MOGADISHU - Somalia's president swore on Wednesday to intensify his war against insurgents blamed for a suicide bombing at a medical graduation ceremony last week that killed 22 people, including three government ministers.

Sheikh Sharif Ahmed's fragile administration controls only a few districts of Mogadishu and comes under near daily attack by rebels including the hardline al Shabaab group, which Washington says is al Qaeda's proxy in the failed Horn of African state.

Western security agencies say the country has become a safe haven for militants, including foreign jihadists, who are using it to plot attacks across the impoverished region and beyond.

A spokesman for al Shabaab denied the group was responsible for last Thursday's suicide bombing, but few Somalis believed him and the U.N. special envoy to the country said it was outrageous to suggest that anyone else was to blame.

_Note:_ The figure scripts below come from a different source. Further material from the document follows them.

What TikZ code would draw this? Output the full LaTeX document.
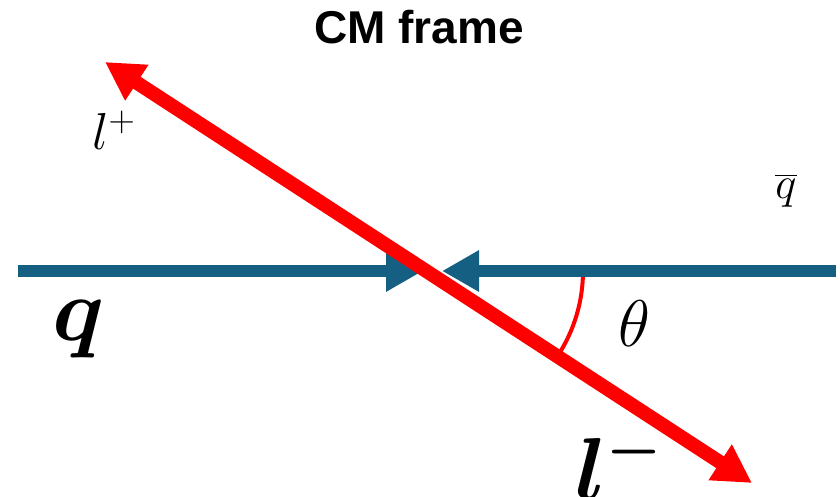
\documentclass[tikz,border=0pt]{standalone}
\usepackage{fix-cm}
\usepackage{amsmath,bm}
\usepackage{fontspec}
\newfontfamily\headfont{Liberation Sans}
\usetikzlibrary{arrows.meta}
\definecolor{quarkblue}{RGB}{21,96,130}
\definecolor{leptonred}{RGB}{255,0,0}

\begin{document}
\begin{tikzpicture}[x=1pt,y=-1pt,
    quark/.style={draw=quarkblue,line width=12pt,-{Triangle[length=37pt,width=39pt]}},
    lepton/.style={draw=leptonred,line width=14pt,{Triangle[length=38pt,width=40pt]}-{Triangle[length=38pt,width=40pt]}},
    lbl/.style={inner sep=0pt,anchor=base}]
  \useasboundingbox (0,0) rectangle (840,497);
  \coordinate (qin) at (18,271);
  \coordinate (qtip) at (423,271);
  \coordinate (qbin) at (836,271);
  \coordinate (qbtip) at (442,271);
  \coordinate (lp) at (105,62);
  \coordinate (lm) at (752,483);
  \coordinate (o) at (428,271);
  \draw[leptonred,line width=4pt] (o) ++(0:155) arc[start angle=0,end angle=33,radius=155];
  \draw[quark] (qin) -- (qtip);
  \draw[quark] (qbin) -- (qbtip);
  \draw[lepton] (lp) -- (lm);
  \node[lbl,font=\headfont\bfseries\fontsize{46}{52}\selectfont] (title) at (419,44) {CM frame};
  \node[lbl,anchor=base west,font=\fontsize{90}{100}\selectfont] (q) at (52,340) {$\bm{q}$};
  \node[lbl,font=\fontsize{45}{50}\selectfont] (qbar) at (786,198) {$\overline{q}$};
  \node[lbl,font=\fontsize{66}{70}\selectfont] (theta) at (634,346) {$\theta$};
  \node[lbl,anchor=base west,font=\fontsize{52}{58}\selectfont] (lplus) at (92,150) {$l^+$};
  \node[lbl,anchor=base west,font=\fontsize{88}{96}\selectfont] (lminus) at (575,499) {$\bm{l^-}$};
\end{tikzpicture}
\end{document}
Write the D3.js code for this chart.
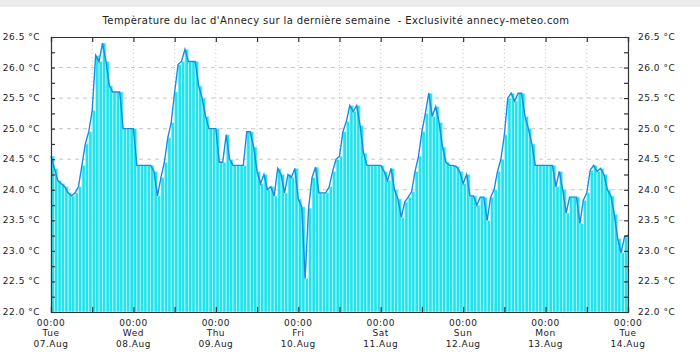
<!DOCTYPE html>
<html><head><meta charset="utf-8">
<script src="https://cdn.jsdelivr.net/npm/d3@7"></script>
<style>body{margin:0;background:#fff;}svg{display:block;}</style>
</head><body>
<svg id="c" width="700" height="357"></svg>
<script>
const title = "Tempèrature du lac d'Annecy sur la dernière semaine  - Exclusivité annecy-meteo.com";
const dayNames = ["Tue","Wed","Thu","Fri","Sat","Sun","Mon","Tue"];
const dayDates = ["07.Aug","08.Aug","09.Aug","10.Aug","11.Aug","12.Aug","13.Aug","14.Aug"];
const yTicks = [22.0,22.5,23.0,23.5,24.0,24.5,25.0,25.5,26.0,26.5];
// hourly lake temperature (°C), from Tue 07.Aug 00:00 to Tue 14.Aug 00:00
const temps = [
 24.55,24.35,24.15,24.1,24.05,23.95,23.9,23.95,24.05,24.4,24.75,24.95,
 25.3,26.2,26.1,26.4,26.1,25.7,25.6,25.6,25.6,25.0,25.0,25.0,
 25.0,24.4,24.4,24.4,24.4,24.4,24.3,23.9,24.2,24.45,24.85,25.1,
 25.6,26.05,26.1,26.3,26.1,26.1,26.1,25.7,25.5,25.2,25.0,25.0,
 25.0,24.45,24.45,24.9,24.5,24.4,24.4,24.4,24.4,24.95,24.95,24.7,
 24.3,24.1,24.25,24.0,24.05,23.9,24.35,24.25,23.95,24.25,24.2,24.35,
 23.85,23.72,22.55,23.7,24.2,24.37,23.95,23.95,23.95,24.05,24.3,24.5,
 24.55,24.95,25.12,25.38,25.28,25.38,25.05,24.6,24.4,24.4,24.4,24.4,
 24.4,24.3,24.15,24.35,24.0,23.85,23.55,23.8,23.88,23.97,24.3,24.55,
 24.95,25.25,25.58,25.2,25.36,25.1,24.7,24.45,24.4,24.4,24.38,24.3,
 24.1,24.25,23.9,23.9,23.75,23.88,23.88,23.5,23.88,24.0,24.3,24.5,
 24.9,25.5,25.58,25.45,25.58,25.58,25.2,25.0,24.75,24.4,24.4,24.4,
 24.4,24.4,24.4,24.05,24.3,24.0,23.62,23.88,23.88,23.88,23.45,23.83,
 23.95,24.32,24.4,24.3,24.35,24.25,24.0,23.9,23.6,23.2,22.97,23.23,
 23.26
];

const svg = d3.select("#c");
const L = 51, R = 628, T = 37, B = 312;
const x = d3.scaleLinear().domain([0,168]).range([L,R]);
const y = d3.scaleLinear().domain([22,26.5]).range([B,T]);
const font = "'DejaVu Sans', sans-serif";

// light band at very top
svg.append("rect").attr("x",0).attr("y",0).attr("width",700).attr("height",7).attr("fill","#ececec");

svg.append("text").attr("x",336).attr("y",24).attr("text-anchor","middle")
  .attr("font-family",font).attr("font-size",10).attr("letter-spacing",0.4)
  .style("white-space","pre").attr("fill","#222").text(title);

// grid
const g = svg.append("g");
g.selectAll(".hg").data(yTicks.slice(1,-1)).join("line")
  .attr("x1",L).attr("x2",R).attr("y1",d=>y(d)).attr("y2",d=>y(d))
  .attr("stroke","#b8b8b8").attr("stroke-width",0.8).attr("stroke-dasharray","4,4");
const halfDays = d3.range(1,14).map(i=>i*12);
g.selectAll(".vg").data(halfDays).join("line")
  .attr("x1",d=>x(d)).attr("x2",d=>x(d)).attr("y1",T).attr("y2",B)
  .attr("stroke","#b8b8b8").attr("stroke-width",0.8).attr("stroke-dasharray","1,3");

// bars
const bw = x(1)-x(0);
svg.append("g").selectAll("rect").data(temps.slice(0,168)).join("rect")
  .attr("x",(d,i)=>x(i)).attr("width",bw)
  .attr("y",d=>y(d)).attr("height",d=>B-y(d))
  .attr("fill","#22e3ec").attr("stroke","#b4f6f9").attr("stroke-width",0.8);

// line
svg.append("path").datum(temps)
  .attr("d",d3.line().x((d,i)=>x(i)).y(d=>y(d)))
  .attr("fill","none").attr("stroke","#1a8ce0").attr("stroke-width",1.4);

// axes frame
const axisColor = "#333";
const yl = d3.axisLeft(y).tickValues(d3.range(22,26.51,0.25)).tickSize(-4).tickFormat("");
const yr = d3.axisRight(y).tickValues(d3.range(22,26.51,0.25)).tickSize(-4).tickFormat("");
const xt = d3.axisTop(x).tickValues(d3.range(0,169,12)).tickSize(-5).tickFormat("");
const xb = d3.axisBottom(x).tickValues(d3.range(0,169,12)).tickSize(-5).tickFormat("");
[[yl,`translate(${L},0)`],[yr,`translate(${R},0)`],[xt,`translate(0,${T})`],[xb,`translate(0,${B})`]].forEach(([a,t])=>{
  const ag = svg.append("g").attr("transform",t).call(a);
  ag.selectAll("path,line").attr("stroke",axisColor).attr("stroke-width",1.2);
});

// y labels
const lab = svg.append("g").attr("font-family",font).attr("font-size",9)
  .attr("letter-spacing",0.5).attr("fill","#222");
lab.selectAll(".yl").data(yTicks).join("text")
  .attr("x",40).attr("y",d=>y(d)+3).attr("text-anchor","end").text(d=>d.toFixed(1)+" °C");
lab.selectAll(".yr").data(yTicks).join("text")
  .attr("x",638).attr("y",d=>y(d)+3).attr("text-anchor","start").text(d=>d.toFixed(1)+" °C");

// x labels
const days = d3.range(0,8);
const xl = lab.selectAll(".xl").data(days).join("text")
  .attr("text-anchor","middle").attr("x",d=>x(d*24));
xl.append("tspan").attr("x",d=>x(d*24)).attr("y",326).text("00:00");
xl.append("tspan").attr("x",d=>x(d*24)).attr("y",336).text(d=>dayNames[d]);
xl.append("tspan").attr("x",d=>x(d*24)).attr("y",347).text(d=>dayDates[d]);
</script>
</body></html>
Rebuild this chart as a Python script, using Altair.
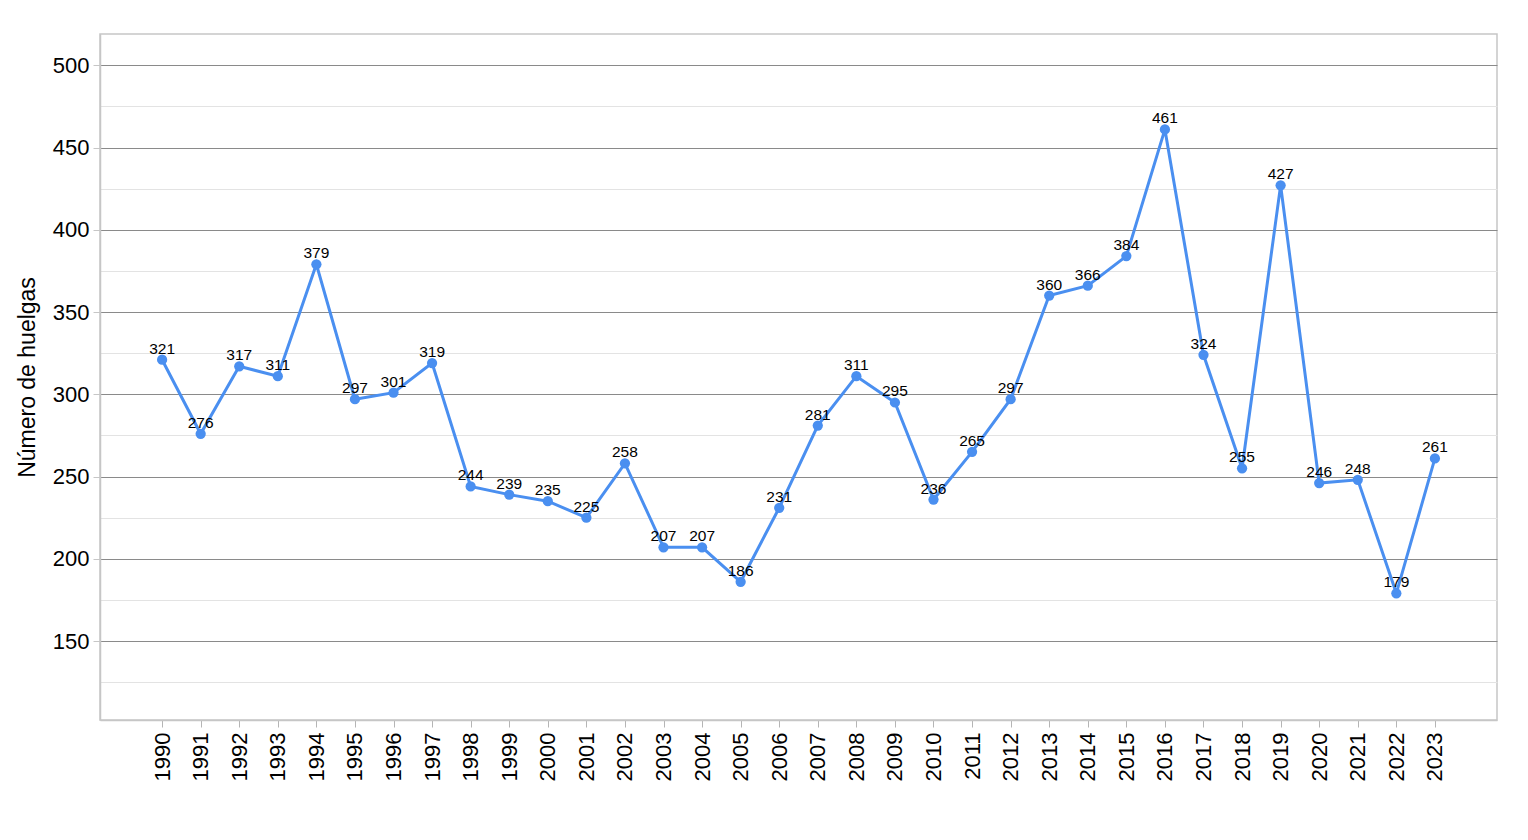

Speaking to the commanders of his fledgling naval forces, Ahmed said the rebels had humiliated the Somali people.

We have to be ready to clear them out of the country and restore peace, Ahmed said. They have decided to kill anyone who does not subscribe to their ideology. But Somalis have realised the trouble caused by these groups.

The country has known no peace for almost two decades since the overthrow of a military dictator heralded a period of warlord fiefdoms. But even that era did not witness the bloodletting and violence that Somalis have seen in recent years.

AHMED CALLS ON NAVY

Fighting has killed at least 19,000 Somali civilians since the start of 2007 and driven 1.5 million from their homes, triggering one of the world's worst humanitarian disasters.
The chaos has also spilt offshore, where heavily armed Somali pirate gangs have made tens of millions of dollars in ransoms by terrorising commercial shipping in the Indian Ocean and strategic Gulf of Aden which links Europe to Asia.

Somalia's navy plans to join foreign militaries that are targeting the sea gangs, but is still in its infancy. Officers have to hire boats from fishermen for their military exercises.

The pirates have destroyed Somalia's reputation for small amounts of money by hijacking ships. The navy should be ready to defend ships against violent hijacking, Ahmed said.

Some pirates say they started out just planning to protect their coastline against illegal waste dumping and trawling by foreign fishing fleets. Ahmed acknowledged that illegal fishing had been going on since 1991, and said it was another problem.

At the weekend, Somalia's government called for an international peace plan like President Barack Obama's new Afghan strategy, saying it would be more effective and far cheaper than current efforts to combat piracy.